Because if you keep trying to do everything they tell you then you will begin to feel stifled by your self-imposed childhood. And even if it does seemingly make the person happier, it certainly won’t make you happy.

Once we become unhappy, we begin getting lazy in our people-pleasing, and instead of making all of our decisions based on that person — if we ever made all of them based on them — we only make certain decisions or say certain things when they are within earshot.

But once they leave, we have to nurture ourselves, and we often do that by reacting powerfully to the other direction.

Once this becomes a habit, we learn that.

 

“Respect, man, Respect”

When you have the confidence to live your own life and to live it without forcing others to live it as well. It is respectable when you are okay with the fact that you disagree with them on whether to eat meat, watch magic-laden movies, or pray before you eat.

People respect those who live honestly because those are the kind of people you can talk freely around without being afraid you are offending them. The kind of people you can have a conversation with that goes deeper than each of you confirming each other’s beliefs.

Sometimes this won’t be true, sometimes people will hate that you don’t do what they say, and they will be frustrated by your shield of honesty.

But you probably don’t want to be around these people anyway, if they can’t handle that someone is different then them, let them go, let them find their secret twin, and enjoy agreeing with them. That is their prerogative, but yours shouldn’t be to make them happy with you.

We can’t make everyone happy
We probably can’t make anyone happy. Because their happiness is essentially up to them.

You can do things that may increase their joy when around you, but you can’t translate that into general contentment with life.

In healthy relationships, people make sacrifices for each other. Maybe you will watch a horror movie with your friend even though you can’t handle jump scares.

Or you will go with them to eat their favorite food at a place you don’t really like. But in order to remain healthy, you are both honest about your true likes and dislikes, and when it comes to sacrifice. Both people take the time to sacrifice for each other.

Instead of doing everything that the other person wants all the time, you pick and choose the most relevant moments. And even in those times, you don’t feel stifled by the other person, because you know that the other person isn’t forcing you to do anything.

You are choosing to make a sacrifice because their momentary happiness is more important to you than your own.

In the long run, this doesn’t only make the other person a little bit happier, but it also makes you happier. You will forget that one nightmare you had after the horror movie, but you will enjoy the benefits that strengthening your love muscle gives.

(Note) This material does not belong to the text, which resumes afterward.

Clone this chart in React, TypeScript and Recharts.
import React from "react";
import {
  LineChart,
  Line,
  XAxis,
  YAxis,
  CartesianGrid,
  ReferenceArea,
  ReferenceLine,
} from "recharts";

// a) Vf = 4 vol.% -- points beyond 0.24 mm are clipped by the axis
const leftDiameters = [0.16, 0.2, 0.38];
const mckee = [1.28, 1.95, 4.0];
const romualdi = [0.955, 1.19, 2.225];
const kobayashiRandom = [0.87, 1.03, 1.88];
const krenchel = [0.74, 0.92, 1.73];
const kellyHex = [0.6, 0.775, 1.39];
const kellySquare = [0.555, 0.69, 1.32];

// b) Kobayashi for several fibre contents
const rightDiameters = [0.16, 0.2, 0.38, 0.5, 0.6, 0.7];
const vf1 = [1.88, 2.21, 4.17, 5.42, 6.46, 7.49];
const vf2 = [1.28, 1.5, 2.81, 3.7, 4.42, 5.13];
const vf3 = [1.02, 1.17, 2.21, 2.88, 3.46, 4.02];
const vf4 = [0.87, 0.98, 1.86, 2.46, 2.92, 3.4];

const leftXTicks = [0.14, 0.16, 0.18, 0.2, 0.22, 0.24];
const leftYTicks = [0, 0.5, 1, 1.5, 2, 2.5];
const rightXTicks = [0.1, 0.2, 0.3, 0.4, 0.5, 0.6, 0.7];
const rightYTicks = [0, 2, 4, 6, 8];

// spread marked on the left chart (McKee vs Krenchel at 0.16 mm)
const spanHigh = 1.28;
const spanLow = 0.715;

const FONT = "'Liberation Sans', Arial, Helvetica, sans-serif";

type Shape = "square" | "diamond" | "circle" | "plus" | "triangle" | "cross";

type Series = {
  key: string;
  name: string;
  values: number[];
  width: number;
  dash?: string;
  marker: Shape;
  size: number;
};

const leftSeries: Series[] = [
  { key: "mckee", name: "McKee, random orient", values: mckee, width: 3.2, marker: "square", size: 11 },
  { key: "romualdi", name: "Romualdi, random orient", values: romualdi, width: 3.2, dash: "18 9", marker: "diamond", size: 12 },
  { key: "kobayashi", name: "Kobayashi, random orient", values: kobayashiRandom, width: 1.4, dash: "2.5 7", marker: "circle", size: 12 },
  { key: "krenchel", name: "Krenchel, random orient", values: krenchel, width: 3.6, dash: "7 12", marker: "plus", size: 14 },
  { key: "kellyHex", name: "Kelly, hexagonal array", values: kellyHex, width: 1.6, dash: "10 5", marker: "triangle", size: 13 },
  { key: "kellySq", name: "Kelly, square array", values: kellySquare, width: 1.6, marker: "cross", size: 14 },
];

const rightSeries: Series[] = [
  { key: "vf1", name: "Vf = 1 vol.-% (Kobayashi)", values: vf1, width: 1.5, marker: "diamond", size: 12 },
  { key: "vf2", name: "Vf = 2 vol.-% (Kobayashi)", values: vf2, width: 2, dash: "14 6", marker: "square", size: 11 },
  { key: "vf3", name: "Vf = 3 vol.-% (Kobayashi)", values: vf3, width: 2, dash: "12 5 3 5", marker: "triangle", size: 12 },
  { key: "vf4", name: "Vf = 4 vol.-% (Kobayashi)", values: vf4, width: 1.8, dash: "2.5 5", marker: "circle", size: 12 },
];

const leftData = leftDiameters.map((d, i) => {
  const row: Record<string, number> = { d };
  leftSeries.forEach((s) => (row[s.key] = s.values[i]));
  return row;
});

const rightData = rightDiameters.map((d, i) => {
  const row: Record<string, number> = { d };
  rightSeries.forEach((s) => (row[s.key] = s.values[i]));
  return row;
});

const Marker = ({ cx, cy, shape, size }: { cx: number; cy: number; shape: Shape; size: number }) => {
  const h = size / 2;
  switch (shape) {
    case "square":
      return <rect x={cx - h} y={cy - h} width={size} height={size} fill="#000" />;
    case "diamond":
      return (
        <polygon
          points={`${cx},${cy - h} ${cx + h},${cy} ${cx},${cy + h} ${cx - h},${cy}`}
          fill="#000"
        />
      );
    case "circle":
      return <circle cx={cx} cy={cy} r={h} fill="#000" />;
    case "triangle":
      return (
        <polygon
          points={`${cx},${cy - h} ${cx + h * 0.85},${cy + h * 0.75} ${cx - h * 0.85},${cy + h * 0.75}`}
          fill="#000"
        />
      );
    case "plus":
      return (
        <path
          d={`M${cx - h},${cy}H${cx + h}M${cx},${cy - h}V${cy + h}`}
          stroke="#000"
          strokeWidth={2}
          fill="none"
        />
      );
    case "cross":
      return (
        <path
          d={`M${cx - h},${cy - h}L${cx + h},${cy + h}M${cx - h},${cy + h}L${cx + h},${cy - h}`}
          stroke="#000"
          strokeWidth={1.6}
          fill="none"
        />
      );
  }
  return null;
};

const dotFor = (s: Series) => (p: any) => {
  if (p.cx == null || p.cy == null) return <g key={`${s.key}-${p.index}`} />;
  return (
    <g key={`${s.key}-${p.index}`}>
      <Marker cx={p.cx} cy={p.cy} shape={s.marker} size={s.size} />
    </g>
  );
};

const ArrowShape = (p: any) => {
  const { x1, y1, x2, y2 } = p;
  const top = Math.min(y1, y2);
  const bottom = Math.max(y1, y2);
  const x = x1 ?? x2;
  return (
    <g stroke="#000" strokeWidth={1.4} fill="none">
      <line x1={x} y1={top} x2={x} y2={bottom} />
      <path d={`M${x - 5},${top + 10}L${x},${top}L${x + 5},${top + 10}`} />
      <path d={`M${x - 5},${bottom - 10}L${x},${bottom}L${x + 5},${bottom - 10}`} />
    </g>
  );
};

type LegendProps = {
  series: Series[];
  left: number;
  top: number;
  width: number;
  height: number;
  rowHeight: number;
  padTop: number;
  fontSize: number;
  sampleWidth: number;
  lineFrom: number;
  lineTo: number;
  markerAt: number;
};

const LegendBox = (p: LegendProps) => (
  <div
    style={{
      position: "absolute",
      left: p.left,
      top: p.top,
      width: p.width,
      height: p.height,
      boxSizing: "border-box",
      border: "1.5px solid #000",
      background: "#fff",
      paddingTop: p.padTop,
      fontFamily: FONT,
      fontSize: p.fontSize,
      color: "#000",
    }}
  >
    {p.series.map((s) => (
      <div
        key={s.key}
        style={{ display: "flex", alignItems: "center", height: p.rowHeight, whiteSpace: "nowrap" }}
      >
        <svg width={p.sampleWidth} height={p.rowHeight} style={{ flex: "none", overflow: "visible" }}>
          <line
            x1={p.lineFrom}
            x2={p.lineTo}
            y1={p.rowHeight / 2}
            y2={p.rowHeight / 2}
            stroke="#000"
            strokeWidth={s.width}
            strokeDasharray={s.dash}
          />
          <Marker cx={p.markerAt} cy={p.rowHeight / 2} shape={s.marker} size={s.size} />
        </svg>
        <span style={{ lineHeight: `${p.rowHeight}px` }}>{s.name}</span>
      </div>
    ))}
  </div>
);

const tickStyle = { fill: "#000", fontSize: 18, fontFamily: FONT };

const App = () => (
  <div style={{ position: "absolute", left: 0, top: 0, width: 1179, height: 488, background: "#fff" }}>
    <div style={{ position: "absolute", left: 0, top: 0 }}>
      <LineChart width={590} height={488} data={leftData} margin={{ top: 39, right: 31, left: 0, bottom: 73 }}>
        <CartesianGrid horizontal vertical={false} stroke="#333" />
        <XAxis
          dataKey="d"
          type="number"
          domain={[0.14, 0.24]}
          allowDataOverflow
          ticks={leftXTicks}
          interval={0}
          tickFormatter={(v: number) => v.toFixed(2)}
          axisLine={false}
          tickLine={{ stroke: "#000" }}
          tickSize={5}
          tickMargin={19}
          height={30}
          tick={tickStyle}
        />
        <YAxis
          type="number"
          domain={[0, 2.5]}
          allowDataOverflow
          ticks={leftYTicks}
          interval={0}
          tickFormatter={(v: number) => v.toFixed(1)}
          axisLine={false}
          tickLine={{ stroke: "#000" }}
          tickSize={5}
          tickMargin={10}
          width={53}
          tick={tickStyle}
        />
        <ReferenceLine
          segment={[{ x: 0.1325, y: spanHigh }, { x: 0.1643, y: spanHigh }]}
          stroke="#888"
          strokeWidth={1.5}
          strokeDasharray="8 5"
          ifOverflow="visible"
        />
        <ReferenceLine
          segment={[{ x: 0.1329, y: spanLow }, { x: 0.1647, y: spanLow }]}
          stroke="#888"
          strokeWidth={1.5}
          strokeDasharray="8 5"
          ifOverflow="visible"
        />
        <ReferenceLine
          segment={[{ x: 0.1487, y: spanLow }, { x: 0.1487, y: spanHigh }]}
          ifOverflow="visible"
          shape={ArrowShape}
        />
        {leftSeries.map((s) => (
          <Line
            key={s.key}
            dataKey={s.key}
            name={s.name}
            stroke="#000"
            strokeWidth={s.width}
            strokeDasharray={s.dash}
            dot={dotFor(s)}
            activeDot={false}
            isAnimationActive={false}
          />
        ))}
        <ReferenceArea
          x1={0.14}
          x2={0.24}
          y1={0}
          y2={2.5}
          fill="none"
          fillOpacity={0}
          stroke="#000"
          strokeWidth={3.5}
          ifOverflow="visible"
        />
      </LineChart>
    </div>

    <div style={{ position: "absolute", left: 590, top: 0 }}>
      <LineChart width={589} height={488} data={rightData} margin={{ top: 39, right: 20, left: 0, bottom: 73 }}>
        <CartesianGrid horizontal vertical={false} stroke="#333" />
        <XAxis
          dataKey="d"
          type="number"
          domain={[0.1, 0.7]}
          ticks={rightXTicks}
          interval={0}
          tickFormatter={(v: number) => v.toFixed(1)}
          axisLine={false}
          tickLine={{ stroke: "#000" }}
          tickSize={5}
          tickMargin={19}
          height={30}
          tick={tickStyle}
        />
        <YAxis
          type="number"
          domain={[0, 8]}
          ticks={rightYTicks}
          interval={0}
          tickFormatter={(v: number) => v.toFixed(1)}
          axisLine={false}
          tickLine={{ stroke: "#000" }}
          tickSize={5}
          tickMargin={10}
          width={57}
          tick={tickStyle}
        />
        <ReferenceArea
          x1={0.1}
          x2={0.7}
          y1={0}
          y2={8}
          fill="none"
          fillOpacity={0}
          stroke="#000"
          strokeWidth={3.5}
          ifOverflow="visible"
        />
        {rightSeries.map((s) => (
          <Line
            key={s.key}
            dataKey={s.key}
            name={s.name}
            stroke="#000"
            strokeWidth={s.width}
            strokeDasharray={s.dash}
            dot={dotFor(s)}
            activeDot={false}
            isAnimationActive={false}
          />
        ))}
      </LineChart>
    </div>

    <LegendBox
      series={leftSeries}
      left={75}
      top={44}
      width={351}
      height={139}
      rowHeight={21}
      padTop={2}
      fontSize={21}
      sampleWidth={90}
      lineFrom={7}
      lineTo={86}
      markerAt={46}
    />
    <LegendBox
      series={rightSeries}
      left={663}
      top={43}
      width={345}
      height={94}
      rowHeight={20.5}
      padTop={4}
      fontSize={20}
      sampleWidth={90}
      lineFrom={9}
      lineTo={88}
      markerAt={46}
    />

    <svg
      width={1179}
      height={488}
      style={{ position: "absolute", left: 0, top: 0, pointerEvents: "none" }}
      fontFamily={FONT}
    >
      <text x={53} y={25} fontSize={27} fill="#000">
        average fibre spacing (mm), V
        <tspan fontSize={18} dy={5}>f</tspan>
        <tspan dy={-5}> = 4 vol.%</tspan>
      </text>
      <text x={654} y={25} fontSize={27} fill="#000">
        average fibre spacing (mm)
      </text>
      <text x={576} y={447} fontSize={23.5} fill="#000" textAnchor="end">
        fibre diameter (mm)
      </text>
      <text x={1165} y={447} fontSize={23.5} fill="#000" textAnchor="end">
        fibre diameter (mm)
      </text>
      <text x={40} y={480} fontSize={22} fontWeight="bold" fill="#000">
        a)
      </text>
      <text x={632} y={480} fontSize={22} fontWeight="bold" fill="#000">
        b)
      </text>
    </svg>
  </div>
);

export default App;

We can’t sacrifice all the time. We don’t have the bandwidth to be a constant stream of happiness giving bubbles.

 

So… making people happy?

Stop trying so hard, and just live honestly.

Some people won’t like it, some people will leave, some people won’t be able to stand that you are confident enough to look them in the eye and say, I disagree. But the ones that you really want to live near will relax into it.

They won’t feel the need to control you.

And as we live more confidently, we should take the time to realize that our identity can’t be staked on other people’s happiness.

 

Don’t make people happy?

Yes and no, we shouldn’t try to make people happy with us. That can only lead to lies and the ensuing heartache. Instead, we should take the time to live honestly and to pursue our own contentment separate from their emotional state.

The wonderful thing about people who could be happy separate from you is that they are even happier when you are there.

They are stable, not as easily offended, and are coming from a place of love when they sacrifice for you. Not a place of insecurity or fear of loss.

Making people happy isn’t our job, it is our job to be the best people we can be. And the best we can be isn’t what other people tell us it is.